Win or lose on Sunday night at the Academy Awards ceremony in Los Angeles, Deepa Mehta's Water, nominated for best foreign-language film, will have scored its greatest triumph simply by existing.
In January 2000, rioters shut down her film set after just two days of filming. Asked by local officials to leave, Mehta took her story of an eight-year-old widow shunned by traditional society in the holy city of Varanasi to Sri Lanka.
In the course of this film's 11-year-long trip to the screen, she weathered death threats, lawsuits and an unexpected reconciliation with a distant daughter. So, an Oscar, if not exactly anti-climactic, would not be the most extraordinary thing to have come Mehta's way.
“I just feel that, maybe, if a film has gone through this type of journey, the payoff has been so generous,” she said.
Water has earned close to $14 million in worldwide ticket sales and is scheduled to open in Indian theatres on March 9.
“What makes the film work is the insight into the characters and their psychological impact,” said novelist Salman Rushdie, who has championed the cause of Water since its inception.
“Water” also benefited from a change in the Academy of Motion Picture Arts and Sciences rules this year that allows a foreign-language entry to be in a different language from its country of origin, as long as the “creative talent of that country exercised artistic control”. Mehta and the producer David Hamilton are Canadians, and the film qualified as Canada's official entry.
India, where Mehta was born and lived until 1973, "would never have put me up," she said.
In a year when so many high-quality foreign-language films generated Oscar consideration, “Water” survived one preliminary cut, a secondary trim to nine finalists, and a nerve-racking nomination morning before joining “Pan’s Labyrinth” (Mexico), “Days of Glory” (Algeria), “After the Wedding” (Denmark), and “The Lives of Others” (Germany) among the nominees.
Nancy Utley, the chief operating officer for Fox Searchlight Pictures, which distributed “Water” in the United States, said she had never worked on a film with such a “deep back story,” which helped to build strong word of mouth.
To increase the film’s visibility and credibility in this country, Fox staged a well-attended event in October 2005 at the Smithsonian Museum of Natural History in Washington, where Mehta talked of her “trial by fire.” Last fall, copies of the film were sent to all 6,000 Academy members, not just to judges on the foreign-language committee.

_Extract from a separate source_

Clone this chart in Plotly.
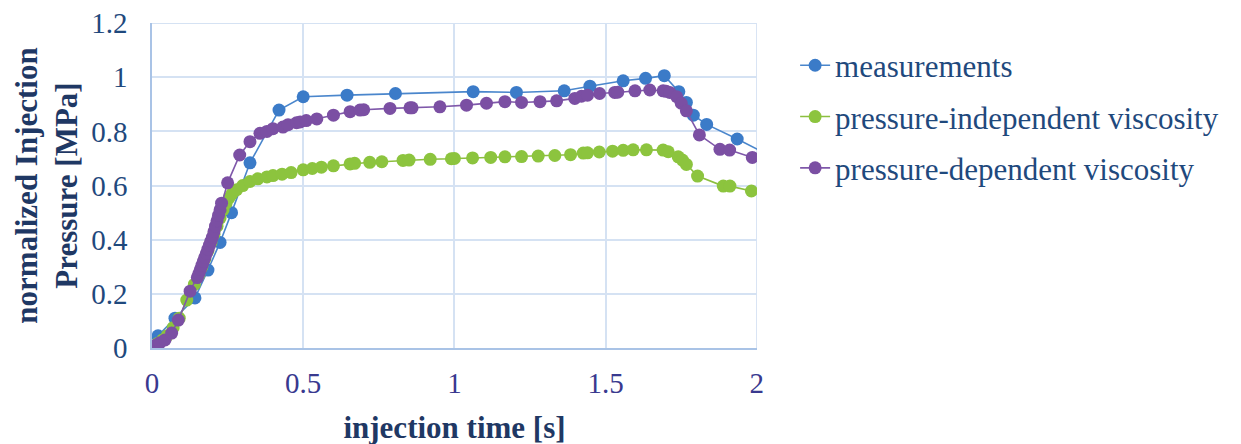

Vendors who normally extract substantial fees “donated services and cut materials for free,” Utley said, and many women donated time freely to help the film. “It was unlike what happens on a day-to-day basis” in Hollywood, she added.
Hamilton, who has worked with Mehta on other films (including “Earth,” India’s official Oscar entry in 1998) described the events surrounding “Water” as “miraculous.” He also called it a tribute to Mehta’s passion, which, he said, has necessitated these “rules of engagement”: after she finishes writing scenes and shows them to him, ”I can say anything I want, and she can’t answer within 24 hours.”
The movie also produced an unexpected reunion for Mehta, 56, with her daughter, Devyani Saltzman, from whom she had been almost estranged since a divorce forced Saltzman, when she was 11, to choose between her father and mother for legal custody. Their “rebirth” began in India and accelerated in Sri Lanka after Saltzman’s graduation from Oxford. A result was “Shooting Water,” a poignant 283-page memoir written by Saltzman (with an afterword by Mehta) that was published last year by Newmarket Press.
“I was so proud of her courage,” Mehta said, speaking of her daughter’s decision to explore publicly the depth of their relationship. “The courage to face her demons at such a young age.”
Yet even the last step to the Oscar nomination was not without drama. Watching the early morning proceedings on television, Mehta, her daughter and Hamilton had concluded that as the winning films were being announced, “if two films started with ‘L’, we were dead,” Hamilton recounted. When “The Lives of Others” and “Pan’s Labyrinth” were named alphabetically, and with only one slot left and Pedro Almodovar’s well-received “Volver” still unannounced, “my daughter started to leave the study,” Mehta recalled.
“It was horrible, it was mind-numbing,” Mehta added, sentiments shared by Utley and other Fox Searchlight personnel, who were watching in a condo at the Sundance Film Festival in Park City, Utah. Then came the words finally certifying “Water.” “I burst into tears, with relief,” Utley said.
Lisa Ray, the actress who said she wept unabashedly after first reading the script and who played one of the lead roles, was at her parents’ home in Toronto when she heard the news. “It was a genuine out-of-body experience,” she said of her reaction.
Destiny is not lost on Mehta, whose title (“water can flow or water can be stagnant”) and themes (“the importance of tolerance in a world of intolerance”) provided strength throughout the process. Of the recent turn of positive events, including the decision by one of India’s major filmmakers, Ravi Chopra, to secure the rights and distribute the film, she noted, “it feels very good to be here.”